Rachel Reeves, chair of the Business, Energy and Industrial Strategy Select Committee, also urged the government to “get a grip” on the programme's costs yesterday.
BEIS initially aimed to make the devices, which give automatic meter readings and show customers' energy usage in real time, available to every household by 2020.
But the programme has been beset by delays and the National Audit Office has predicted it will run intp an overspend of £500m by 2030 compared to BEIS’s last estimate in 2016. BEIS has said it plans to carry out an updated cost-benefit of the programme, to be published in summer.
A series of hindrances to the rollout – including delays in developing the required technology and smart meters “going dumb” when customers switch energy suppliers – mean the department now expects just 70-75% of homes to have a smart meter by the 2020 deadline.
Some members of the BEIS committee have expressed scepticism that even that revised target will be met.
And after taking evidence from energy minister Claire Perry about the programme’s progress, Reeves said the government had tendency to “sugar-coat and pretend that everything will turn out alright in the end”.
Coverage is especially low in some areas of the country, and the vast majority of devices that have been installed to date are first-generation maters, rather than second-generation SMETS-2 devices, which allow people to switch power providers remotely.
"Customers in the north are currently paying for smart meters through their bills but with little hope of having one installed in their homes compared to customers in the south,” Reeves said.
She said the government had been “too passive” in ensuring suppliers and DCC, the subsidiary of outsourcing giant Capita responsible for building the data and communications infrastructure for smart meters, address the geographical divide.
“The government needs to tackle these problems, get a greater grip on costs, and be much more active in holding energy suppliers and the Data Communications Company to account for delivering this programme and within budget,” she added.
Reeves’ comments were published alongside her written correspondence with Perry about the programme.
In her letter to Perry on 21 January, Reeves asked whether the government would include the marketing costs to suppliers of promoting smart meters in its next cost-benefit analysis of the programme, given that they would likely be passed onto customers.
In her response, dated 28 January, Perry said it would “not be appropriate” to allocate companies marketing costs being to the smart meter rollout.

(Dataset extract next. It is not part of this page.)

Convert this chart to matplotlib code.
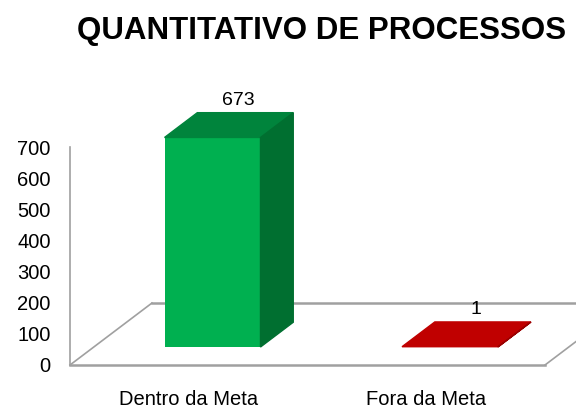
import matplotlib
matplotlib.use("Agg")
import matplotlib.pyplot as plt
from matplotlib.patches import Polygon

categories = ["Dentro da Meta", "Fora da Meta"]
values = [673, 1]
front_colors = ["#00B050", "#C00000"]
top_colors = ["#00843C", "#C00000"]
side_colors = ["#006F30", "#9A0000"]
yticks = [0, 100, 200, 300, 400, 500, 600, 700]
title = "QUANTITATIVO DE PROCESSOS"

fig = plt.figure(figsize=(5.76, 4.09), dpi=100)
ax = fig.add_axes([70 / 576, 44 / 409, 475 / 576, 265 / 409])
ax.set_xlim(-0.5, 1.5)
ax.set_ylim(0, 851)

# fake 3d depth, in data units
ddx, ddy = 0.345, 199
f0, f1 = 0.29, 0.69
w = 0.404
gray = "#A0A0A0"

# floor
x_lo, x_hi = -0.5, 1.5
ax.plot([x_lo, x_hi], [0, 0], color=gray, lw=1.8, clip_on=False)
ax.plot([x_lo, x_lo + ddx], [0, ddy], color=gray, lw=1.2, clip_on=False)
ax.plot([x_lo + ddx, x_hi + ddx], [ddy, ddy], color=gray, lw=1.8, clip_on=False)
ax.plot([x_hi, x_hi + ddx], [0, ddy], color=gray, lw=1.2, clip_on=False)
ax.plot([x_lo, x_lo], [0, yticks[-1]], color=gray, lw=1.2, clip_on=False)

bdx, bdy = (f1 - f0) * ddx, (f1 - f0) * ddy
for i, v in enumerate(values):
    x0 = i - w / 2 + f0 * ddx
    y0 = f0 * ddy
    ax.bar(x0 + w / 2, v, width=w, bottom=y0, color=front_colors[i], zorder=3)
    top = [(x0, y0 + v), (x0 + w, y0 + v), (x0 + w + bdx, y0 + v + bdy), (x0 + bdx, y0 + v + bdy)]
    side = [(x0 + w, y0), (x0 + w + bdx, y0 + bdy), (x0 + w + bdx, y0 + v + bdy), (x0 + w, y0 + v)]
    ax.add_patch(Polygon(top, closed=True, color=top_colors[i], zorder=3, clip_on=False))
    ax.add_patch(Polygon(side, closed=True, color=side_colors[i], zorder=3, clip_on=False))
    ax.annotate(str(v), (x0 + w / 2 + 0.8 * bdx, y0 + v + bdy), xytext=(0, 3),
                textcoords="offset points", ha="center", va="bottom",
                fontsize=14, family="Liberation Sans", zorder=4)

ax.set_yticks(yticks)
ax.set_yticklabels([str(t) for t in yticks], family="Liberation Sans", fontsize=14.5)
ax.set_xticks(range(len(categories)))
ax.set_xticklabels(categories, family="Liberation Sans", fontsize=14.5)
ax.tick_params(axis="y", length=0, pad=14)
ax.tick_params(axis="x", length=0, pad=18)
for s in ax.spines.values():
    s.set_visible(False)

fig.text(322 / 576, 1 - 31 / 409, title, ha="center", va="center",
         family="Liberation Sans", fontweight="bold", fontsize=22.5)

fig.savefig("out.png", dpi=100)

She said this was because some of the costs were included in suppliers’ existing marketing budgets, while others were using “existing touchpoints and processes in consumer journeys” to promote smart meters.
Responding to criticism that “only limited attempts have been made to monitor ongoing energy savings”, Perry said BEIS was tracking savings through industry data and consumer research.
However, she added: “We recognise that there is scope to enhance our evidence base further and are working with energy suppliers to review what evidence they hold on energy savings for households with smart meters, and will consider what can be made publically [sic] available.”
Reeves said the committee would continue to monitor the costs and timescales of the programme and the operability of smart meters. It would also “hold the government to account for their role in getting the smart meter roll-out back on track and ensuring that the interests of consumers are protected”, she said.